EIA’s estimates are close to numbers released last year by the Congressional Budget Office (CBO), which projected that the U.S. cap-and-trade program under the House bill would cost $22 billion annually, or about $175 per household, by 2020.

However, the EIA says the impact on consumers could be mitigated by using 12 percent of the allowance revenues to help low-income households and offering a refundable tax credit that would be paid out with unused revenues from the bill, reports the New York Times.

The report, “Energy Market and Economic Impacts the American Power Act of 2010,” provides an analysis of the American Power Act of 2010 (APA) that was released by Senator John Kerry (D-Mass.) and Joe Lieberman (I-Conn.) on May 12, 2010. The report covers six analysis cases — APA Basic case, APA Zero Bank case, APA High Natural Gas Resource case, APA High Cost case, APA No International case, and APA Limited/No International case.

As an example, in the APA Basic case, EIA analysts assume that passage of the bill will generate new innovations adopted on a large scale such as carbon capture and storage, and that the use of domestic and international offsets is not significantly constrained by cost, regulation or problems negotiating agreements with other countries, reports the New York Times.

Here are some key findings in EIA’s report, according to Businessweek.

Under the APA’s cap-and-trade program, allowances, which will allow companies to release one metric ton of carbon dioxide, would cost $32 each by 2020, but would rise to $59 to $89 each if companies couldn’t use carbon offset credits. The legislation will allow companies to use carbon offsets to meet 57 percent of their greenhouse gas reduction goals.

Across the APA cases, the electricity sector will account for between 78 percent and 86 percent of the total reduction in U.S. energy-related CO2 emissions. Businessweek says coal’s share of U.S. power generation would fall from 48 percent to 25 percent, according to the report’s core scenario, resulting in increases from sources with less CO2 emissions such as wind farms, geothermal plants and nuclear reactors.

The report also finds that if new nuclear reactors, renewable power sources and carbon capture technologies aren’t developed fast enough to meet the APA’s required pollution cuts, electricity generated from natural gas, which produces about half as much CO2 per magawatt-hour as coal, will probably increase.

Electricity prices could be 9 percent higher in 2020 under APA and by 2035, when regulated power distribution companies no longer get free allowances, electricity prices would be 18 to 42 percent higher than without the APA.

Changes in fossil fuel uses in transportation, the industrial sector and residential and commercial buildings will account for 14 to 22 percent of the total reduction in energy-related CO2 emissions relative to the reference case for 2035, according to Trucking.com.
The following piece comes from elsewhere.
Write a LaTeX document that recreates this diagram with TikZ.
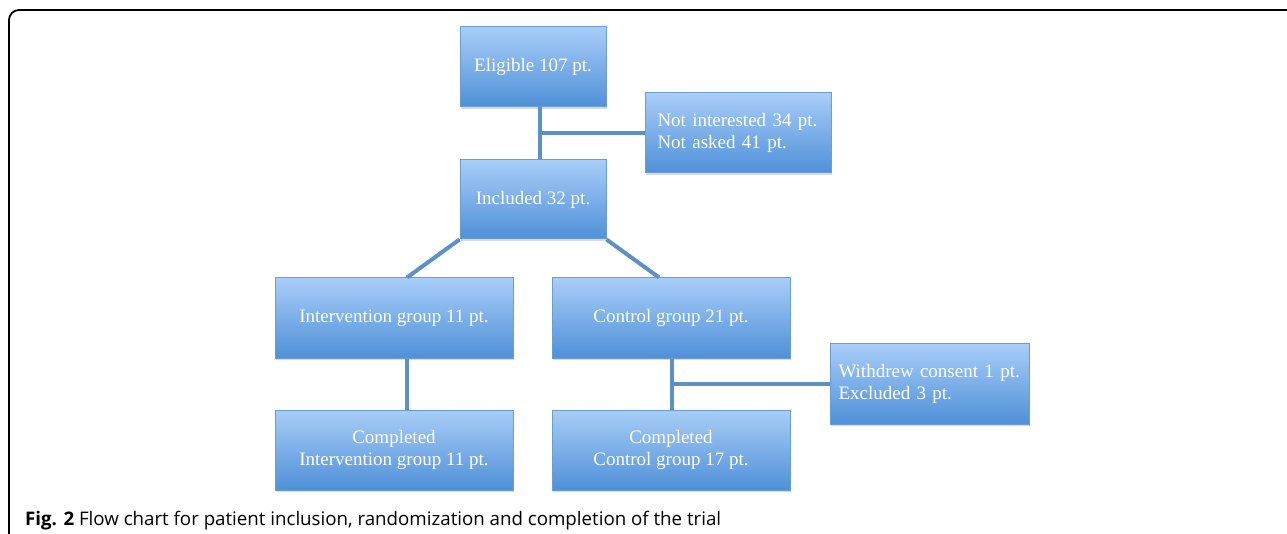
\documentclass[tikz,border=0pt]{standalone}
\usepackage{fontspec}
\setmainfont{Liberation Serif}
\newfontfamily\capfont{Open Sans}
\usetikzlibrary{shadows}

\definecolor{boxtop}{HTML}{A8CDF8}
\definecolor{boxbot}{HTML}{4F90D8}
\definecolor{boxline}{HTML}{6C9DD2}
\definecolor{linkcol}{HTML}{5E90C8}

\tikzset{
  flowbox/.style={draw=boxline, line width=1pt, top color=boxtop, bottom color=boxbot,
    text=white, font=\fontsize{19}{22}\selectfont, align=center, inner sep=0pt,
    minimum height=80pt,
    drop shadow={shadow xshift=1pt, shadow yshift=-2pt, opacity=0.3}},
  sidebox/.style={flowbox, align=left},
  link/.style={draw=linkcol, line width=4pt}
}

\begin{document}
\begin{tikzpicture}[x=1pt, y=-1pt]

  % Fix the page size
  \useasboundingbox (0,0) rectangle (1287,534);

  % Draw the frame with its rounded corner
  \draw[line width=1.8pt, rounded corners=10pt] (9,534) -- (9,10) -- (1287,10);

  % Place the boxes of the main line
  \node[flowbox, minimum width=146pt] (elig) at (533,67) {Eligible 107 pt.};
  \node[flowbox, minimum width=146pt, minimum height=79pt] (incl) at (533,199.5) {Included 32 pt.};
  \node[flowbox, minimum width=238pt] (interv) at (394,318) {Intervention group 11 pt.};
  \node[flowbox, minimum width=238pt] (ctrl) at (671,318) {Control group 21 pt.};
  \node[flowbox, minimum width=238pt] (compint) at (394,450) {Completed\\Intervention group 11 pt.};
  \node[flowbox, minimum width=238pt] (compctrl) at (671,450) {Completed\\Control group 17 pt.};

  % Place the boxes for the drop-outs
  \node[sidebox, minimum width=186pt, text width=161pt] (notint) at (738,133) {Not interested 34 pt.\\Not asked 41 pt.};
  \node[sidebox, minimum width=199pt, text width=182pt] (withdrew) at (929.5,384) {Withdrew consent 1 pt.\\Excluded 3 pt.};

  % Junction points on the vertical lines
  \coordinate (j1) at ([xshift=7pt]elig.south |- notint.west);
  \coordinate (j2) at ([xshift=1pt]ctrl.south |- withdrew.west);

  % Draw the connectors
  \draw[link] ([xshift=7pt]elig.south) -- ([xshift=7pt]incl.north);
  \draw[link] (j1) -- (notint.west);
  \draw[link] (incl.south west) -- ([xshift=13pt]interv.north);
  \draw[link] (incl.south east) -- ([xshift=-12pt]ctrl.north);
  \draw[link] ([xshift=13pt]interv.south) -- ([xshift=13pt]compint.north);
  \draw[link] ([xshift=1pt]ctrl.south) -- ([xshift=1pt]compctrl.north);
  \draw[link] (j2) -- (withdrew.west);

  % Caption below the chart
  \node[anchor=base west, inner sep=0pt, font=\capfont\fontsize{18.7}{21}\selectfont] (cap) at (25,525)
    {\textbf{Fig. 2} Flow chart for patient inclusion, randomization and completion of the trial};

\end{tikzpicture}
\end{document}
To gain the support needed to pass the bill, Kerry and Leiberman have since decided on a scaled-down carbon cap that would limit emissions only from the utility sector, reports the New York Times.

Senate Majority Leader Harry Reid, a Nevada Democrat, said he wants to include a carbon-cutting program for power plants in the legislation to be debated the week of July 26, reports Bloomberg Businessweek.